Short exercise: Exactly repeat the material, dropping only the pictures.

Given material:
[BEGIN]

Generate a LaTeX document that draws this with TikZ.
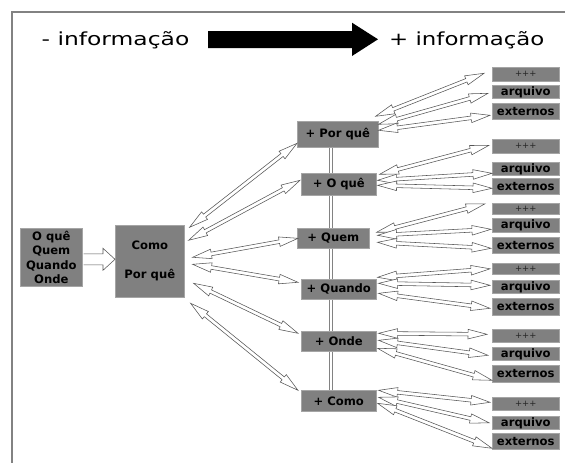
\documentclass[tikz,border=0pt]{standalone}
\usepackage{fontspec}
\setmainfont{DejaVu Sans}
\usetikzlibrary{calc,backgrounds}
\definecolor{boxgray}{RGB}{128,128,128}
\definecolor{boxedge}{RGB}{165,165,165}
\definecolor{framegray}{RGB}{130,130,130}
\definecolor{arrline}{RGB}{85,85,85}
\newcommand\bahl{19pt}
\newcommand\bahw{4.8pt}
\newcommand\basw{1.8pt}
\newcommand\blockarr[2]{%
  \coordinate (bA) at (#1);
  \coordinate (bB) at (#2);
  \coordinate (bA1) at ($(bA)!\bahl!(bB)$);
  \coordinate (bB1) at ($(bB)!\bahl!(bA)$);
  \draw[barrow] (bA) -- ($(bA1)!\bahw!90:(bB)$) -- ($(bA1)!\basw!90:(bB)$)
    -- ($(bB1)!\basw!-90:(bA)$) -- ($(bB1)!\bahw!-90:(bA)$) -- (bB)
    -- ($(bB1)!\bahw!90:(bA)$) -- ($(bB1)!\basw!90:(bA)$)
    -- ($(bA1)!\basw!-90:(bB)$) -- ($(bA1)!\bahw!-90:(bB)$) -- cycle;}
\newcommand\ppp{{\fontsize{8.5}{10}\selectfont\mdseries\color{black!85}+++}}
\begin{document}
\begin{tikzpicture}[x=1pt,y=-1pt,
  box/.style={fill=boxgray, draw=boxedge, line width=0.6pt, inner sep=0pt,
    anchor=north west, align=center, text=black, font=\fontsize{11.6}{14.5}\selectfont\bfseries},
  rbox/.style={box, minimum width=67pt},
  barrow/.style={draw=arrline, line width=0.55pt, fill=white, line join=miter},
  title/.style={anchor=base west, inner sep=0pt, font=\fontsize{18}{20}\selectfont}]
\useasboundingbox (0,0) rectangle (565,463);
% frame
\draw[framegray, line width=2pt] (565,12) -- (12,12) -- (12,463);
% titles
\node[title] (tl) at (41.5,45) {\scalebox{1.3}[1]{- informação}};
\node[title] (tr) at (389,45) {\scalebox{1.27}[1]{+ informação}};
\fill[black] (208,31) -- (352,31) -- (352,22.7) -- (378,39.3) -- (352,56) -- (352,48) -- (208,48) -- cycle;
% left boxes
\node[box, minimum width=62pt, minimum height=58pt] (lb) at (20,228) {O quê\\Quem\\Quando\\Onde};
\node[box, minimum width=69pt, minimum height=72pt] (como) at (115,225) {Como\\[14.5pt]Por quê};
% middle boxes
\node[box, minimum width=81pt, minimum height=26pt] (pq) at (297,121) {+ Por quê};
\node[box, minimum width=75pt, minimum height=22pt] (poq) at (301,173) {+ O quê};
\node[box, minimum width=72pt, minimum height=20pt] (pqm) at (297,228) {+ Quem};
\node[box, minimum width=75pt, minimum height=20pt] (pqd) at (301,279) {+ Quando};
\node[box, minimum width=75pt, minimum height=20pt] (pon) at (301,331) {+ Onde};
\node[box, minimum width=75pt, minimum height=21pt] (pco) at (301,390) {+ Como};
% right boxes
\node[rbox, minimum height=14pt] (r1a) at (492,67) {\ppp};
\node[rbox, minimum height=13pt] (r1b) at (492,85) {arquivo};
\node[rbox, minimum height=16pt] (r1c) at (492,103) {externos};
\node[rbox, minimum height=14pt] (r2a) at (492,139) {\ppp};
\node[rbox, minimum height=13pt] (r2b) at (492,162) {arquivo};
\node[rbox, minimum height=16pt] (r2c) at (492,178) {externos};
\node[rbox, minimum height=11pt] (r3a) at (492,203) {\ppp};
\node[rbox, minimum height=14pt] (r3b) at (492,218) {arquivo};
\node[rbox, minimum height=16pt] (r3c) at (492,237) {externos};
\node[rbox, minimum height=11pt] (r4a) at (492,263) {\ppp};
\node[rbox, minimum height=13pt] (r4b) at (492,280) {arquivo};
\node[rbox, minimum height=17pt] (r4c) at (492,298) {externos};
\node[rbox, minimum height=13pt] (r5a) at (492,329) {\ppp};
\node[rbox, minimum height=13pt] (r5b) at (492,347) {arquivo};
\node[rbox, minimum height=17pt] (r5c) at (492,365) {externos};
\node[rbox, minimum height=13pt] (r6a) at (492,397) {\ppp};
\node[rbox, minimum height=13pt] (r6b) at (492,416) {arquivo};
\node[rbox, minimum height=16pt] (r6c) at (492,433) {externos};
% vertical double line, behind the boxes
\begin{scope}[on background layer]
\draw[framegray, line width=0.8pt, double=white, double distance=2.6pt]
  ($(pq.south west)+(34,0)$) -- ($(pco.north west)+(30,0)$);
\end{scope}
% left box -> Como
\coordinate (hA) at ($(lb.east)+(1,2)$);
\coordinate (hT) at ($(como.west)+(0,-2)$);
\draw[barrow] ($(hA)+(0,-5.5)$) -- ($(hT)+(-12,-5.5)$) -- ($(hT)+(-12,-11)$) -- (hT)
  -- ($(hT)+(-12,11)$) -- ($(hT)+(-12,5.5)$) -- ($(hA)+(0,5.5)$);
% Como -> middle
\blockarr{$(como.east)+(5,-34)$}{$(pq.west)+(0,9)$}
\blockarr{$(como.east)+(4,-21)$}{$(poq.west)+(-1,-4)$}
\blockarr{$(como.east)+(8,-4)$}{$(pqm.west)+(1,0)$}
\blockarr{$(como.east)+(8,3)$}{$(pqd.west)+(-3,-7)$}
\blockarr{$(como.east)+(9,22)$}{$(pon.west)+(-3,-8)$}
\blockarr{$(como.east)+(6,42)$}{$(pco.west)+(-3,-10.5)$}
% middle -> right
\blockarr{$(pq.east)+(-3,-18)$}{$(r1a.west)+(-8,-1)$}
\blockarr{$(pq.east)+(0,-10)$}{$(r1b.west)+(-4,1.5)$}
\blockarr{$(pq.east)+(0,-4)$}{$(r1c.west)+(-2,4)$}
\blockarr{$(poq.east)+(3,-10)$}{$(r2a.west)+(-3,-1)$}
\blockarr{$(poq.east)+(1,-4)$}{$(r2b.west)+(0,4.5)$}
\blockarr{$(poq.east)+(1,1)$}{$(r2c.west)+(0,2)$}
\blockarr{$(pqm.east)+(7,-6)$}{$(r3a.west)+(-7,-5)$}
\blockarr{$(pqm.east)+(8,-3)$}{$(r3b.west)+(-1,4)$}
\blockarr{$(pqm.east)+(8,4)$}{$(r3c.west)+(-1,3)$}
\blockarr{$(pqd.east)+(1,-12)$}{$(r4a.west)+(-2,0)$}
\blockarr{$(pqd.east)+(2,-6)$}{$(r4b.west)+(-2,-1.5)$}
\blockarr{$(pqd.east)+(2,4)$}{$(r4c.west)+(-2,1.5)$}
\blockarr{$(pon.east)+(2,-8)$}{$(r5a.west)+(-5,-1.5)$}
\blockarr{$(pon.east)+(2,-1)$}{$(r5b.west)+(-4,1.5)$}
\blockarr{$(pon.east)+(1,7)$}{$(r5c.west)+(0,6.5)$}
\blockarr{$(pco.east)+(2,-10.5)$}{$(r6a.west)+(-2,-1.5)$}
\blockarr{$(pco.east)+(2,-3.5)$}{$(r6b.west)+(-3,0)$}
\blockarr{$(pco.east)+(1,2.5)$}{$(r6c.west)+(0,7)$}
\end{tikzpicture}
\end{document}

[END]

Reply to the exercise:
Generate a LaTeX document that draws this with TikZ.
\documentclass[tikz,border=0pt]{standalone}
\usepackage{fontspec}
\setmainfont{DejaVu Sans}
\usetikzlibrary{calc,backgrounds}
\definecolor{boxgray}{RGB}{128,128,128}
\definecolor{boxedge}{RGB}{165,165,165}
\definecolor{framegray}{RGB}{130,130,130}
\definecolor{arrline}{RGB}{85,85,85}
\newcommand\bahl{19pt}
\newcommand\bahw{4.8pt}
\newcommand\basw{1.8pt}
\newcommand\blockarr[2]{%
  \coordinate (bA) at (#1);
  \coordinate (bB) at (#2);
  \coordinate (bA1) at ($(bA)!\bahl!(bB)$);
  \coordinate (bB1) at ($(bB)!\bahl!(bA)$);
  \draw[barrow] (bA) -- ($(bA1)!\bahw!90:(bB)$) -- ($(bA1)!\basw!90:(bB)$)
    -- ($(bB1)!\basw!-90:(bA)$) -- ($(bB1)!\bahw!-90:(bA)$) -- (bB)
    -- ($(bB1)!\bahw!90:(bA)$) -- ($(bB1)!\basw!90:(bA)$)
    -- ($(bA1)!\basw!-90:(bB)$) -- ($(bA1)!\bahw!-90:(bB)$) -- cycle;}
\newcommand\ppp{{\fontsize{8.5}{10}\selectfont\mdseries\color{black!85}+++}}
\begin{document}
\begin{tikzpicture}[x=1pt,y=-1pt,
  box/.style={fill=boxgray, draw=boxedge, line width=0.6pt, inner sep=0pt,
    anchor=north west, align=center, text=black, font=\fontsize{11.6}{14.5}\selectfont\bfseries},
  rbox/.style={box, minimum width=67pt},
  barrow/.style={draw=arrline, line width=0.55pt, fill=white, line join=miter},
  title/.style={anchor=base west, inner sep=0pt, font=\fontsize{18}{20}\selectfont}]
\useasboundingbox (0,0) rectangle (565,463);
% frame
\draw[framegray, line width=2pt] (565,12) -- (12,12) -- (12,463);
% titles
\node[title] (tl) at (41.5,45) {\scalebox{1.3}[1]{- informação}};
\node[title] (tr) at (389,45) {\scalebox{1.27}[1]{+ informação}};
\fill[black] (208,31) -- (352,31) -- (352,22.7) -- (378,39.3) -- (352,56) -- (352,48) -- (208,48) -- cycle;
% left boxes
\node[box, minimum width=62pt, minimum height=58pt] (lb) at (20,228) {O quê\\Quem\\Quando\\Onde};
\node[box, minimum width=69pt, minimum height=72pt] (como) at (115,225) {Como\\[14.5pt]Por quê};
% middle boxes
\node[box, minimum width=81pt, minimum height=26pt] (pq) at (297,121) {+ Por quê};
\node[box, minimum width=75pt, minimum height=22pt] (poq) at (301,173) {+ O quê};
\node[box, minimum width=72pt, minimum height=20pt] (pqm) at (297,228) {+ Quem};
\node[box, minimum width=75pt, minimum height=20pt] (pqd) at (301,279) {+ Quando};
\node[box, minimum width=75pt, minimum height=20pt] (pon) at (301,331) {+ Onde};
\node[box, minimum width=75pt, minimum height=21pt] (pco) at (301,390) {+ Como};
% right boxes
\node[rbox, minimum height=14pt] (r1a) at (492,67) {\ppp};
\node[rbox, minimum height=13pt] (r1b) at (492,85) {arquivo};
\node[rbox, minimum height=16pt] (r1c) at (492,103) {externos};
\node[rbox, minimum height=14pt] (r2a) at (492,139) {\ppp};
\node[rbox, minimum height=13pt] (r2b) at (492,162) {arquivo};
\node[rbox, minimum height=16pt] (r2c) at (492,178) {externos};
\node[rbox, minimum height=11pt] (r3a) at (492,203) {\ppp};
\node[rbox, minimum height=14pt] (r3b) at (492,218) {arquivo};
\node[rbox, minimum height=16pt] (r3c) at (492,237) {externos};
\node[rbox, minimum height=11pt] (r4a) at (492,263) {\ppp};
\node[rbox, minimum height=13pt] (r4b) at (492,280) {arquivo};
\node[rbox, minimum height=17pt] (r4c) at (492,298) {externos};
\node[rbox, minimum height=13pt] (r5a) at (492,329) {\ppp};
\node[rbox, minimum height=13pt] (r5b) at (492,347) {arquivo};
\node[rbox, minimum height=17pt] (r5c) at (492,365) {externos};
\node[rbox, minimum height=13pt] (r6a) at (492,397) {\ppp};
\node[rbox, minimum height=13pt] (r6b) at (492,416) {arquivo};
\node[rbox, minimum height=16pt] (r6c) at (492,433) {externos};
% vertical double line, behind the boxes
\begin{scope}[on background layer]
\draw[framegray, line width=0.8pt, double=white, double distance=2.6pt]
  ($(pq.south west)+(34,0)$) -- ($(pco.north west)+(30,0)$);
\end{scope}
% left box -> Como
\coordinate (hA) at ($(lb.east)+(1,2)$);
\coordinate (hT) at ($(como.west)+(0,-2)$);
\draw[barrow] ($(hA)+(0,-5.5)$) -- ($(hT)+(-12,-5.5)$) -- ($(hT)+(-12,-11)$) -- (hT)
  -- ($(hT)+(-12,11)$) -- ($(hT)+(-12,5.5)$) -- ($(hA)+(0,5.5)$);
% Como -> middle
\blockarr{$(como.east)+(5,-34)$}{$(pq.west)+(0,9)$}
\blockarr{$(como.east)+(4,-21)$}{$(poq.west)+(-1,-4)$}
\blockarr{$(como.east)+(8,-4)$}{$(pqm.west)+(1,0)$}
\blockarr{$(como.east)+(8,3)$}{$(pqd.west)+(-3,-7)$}
\blockarr{$(como.east)+(9,22)$}{$(pon.west)+(-3,-8)$}
\blockarr{$(como.east)+(6,42)$}{$(pco.west)+(-3,-10.5)$}
% middle -> right
\blockarr{$(pq.east)+(-3,-18)$}{$(r1a.west)+(-8,-1)$}
\blockarr{$(pq.east)+(0,-10)$}{$(r1b.west)+(-4,1.5)$}
\blockarr{$(pq.east)+(0,-4)$}{$(r1c.west)+(-2,4)$}
\blockarr{$(poq.east)+(3,-10)$}{$(r2a.west)+(-3,-1)$}
\blockarr{$(poq.east)+(1,-4)$}{$(r2b.west)+(0,4.5)$}
\blockarr{$(poq.east)+(1,1)$}{$(r2c.west)+(0,2)$}
\blockarr{$(pqm.east)+(7,-6)$}{$(r3a.west)+(-7,-5)$}
\blockarr{$(pqm.east)+(8,-3)$}{$(r3b.west)+(-1,4)$}
\blockarr{$(pqm.east)+(8,4)$}{$(r3c.west)+(-1,3)$}
\blockarr{$(pqd.east)+(1,-12)$}{$(r4a.west)+(-2,0)$}
\blockarr{$(pqd.east)+(2,-6)$}{$(r4b.west)+(-2,-1.5)$}
\blockarr{$(pqd.east)+(2,4)$}{$(r4c.west)+(-2,1.5)$}
\blockarr{$(pon.east)+(2,-8)$}{$(r5a.west)+(-5,-1.5)$}
\blockarr{$(pon.east)+(2,-1)$}{$(r5b.west)+(-4,1.5)$}
\blockarr{$(pon.east)+(1,7)$}{$(r5c.west)+(0,6.5)$}
\blockarr{$(pco.east)+(2,-10.5)$}{$(r6a.west)+(-2,-1.5)$}
\blockarr{$(pco.east)+(2,-3.5)$}{$(r6b.west)+(-3,0)$}
\blockarr{$(pco.east)+(1,2.5)$}{$(r6c.west)+(0,7)$}
\end{tikzpicture}
\end{document}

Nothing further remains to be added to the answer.